Cuando en mi Cueva de Platón habito la soledad en cuarentena radical voluntaria pero no enculillada. Y del mismo modo leo el Bonus erótico y vitalista que me obsequia una poeta quien en su dolor de hembra no se dobla. Mientras otra, también muy querida por Nos, recita enamorada de la vida un poema de Antonio Machado que exalta al Cristo andante sobre la mar. Entonces, sólo entonces, me mueve aquí y ahora encender el equipo de sonido para dejarme llevar al Edén mestizo y multinacional por la voz angelical de Billie Holiday.

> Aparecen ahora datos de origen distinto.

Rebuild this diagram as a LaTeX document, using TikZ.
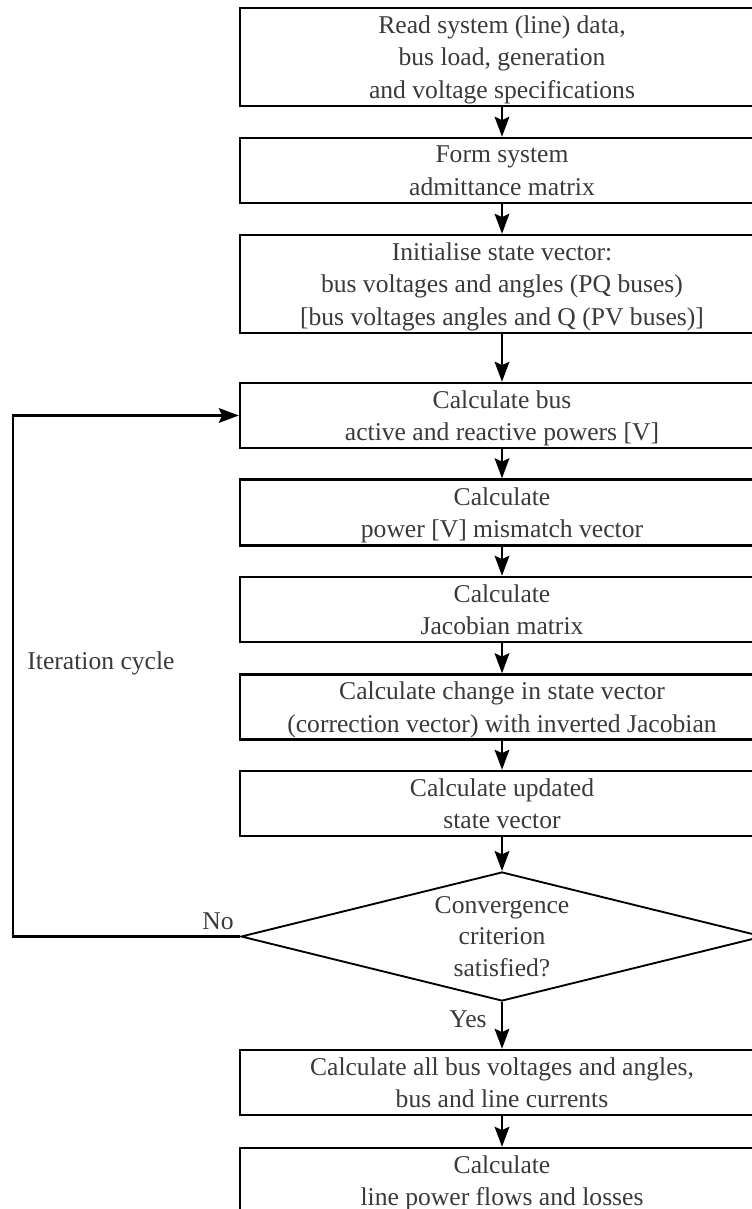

Por este estado de Gracia que vivo, gracias a todas Ellas, me contento porque afortunadamente el Arte siempre sucede y nos sacude el Desencanto ideológico y estético con que el Poder envilecedor pretende esterilizar el Afán erótico por la Vida.

A nuestra Billie Holiday la veo en ese Ángel preciosisimo que Pasolini exhibe en la película "El Evangelio según San Mateo", quien transfigurado dispensa siempre buenas nuevas en la Anunciación y la Ecografía de Jesús embrión, amén de romper feliz a tijeretazos su partida de defunción y restituir impune el documento de renacimiento en la Resurrección del Cristo libertador. Ella no canta sola ni en el desmadre de este mundo. Soy el primer invitado a su concierto y sé que mis amigos hombres y mujeres se sumarán desde sus respectivos balcones. Entonces, la Muerte dejará su burlona máscara roja y se exiliará en definitiva sabrá Dios adónde pero esperemos que sea muy pronto.

En Valencia, la de Venezuela, sitiada por el frente y la retaguardia pero resistiéndose sin ruido, miércoles 7 de abril de 2021.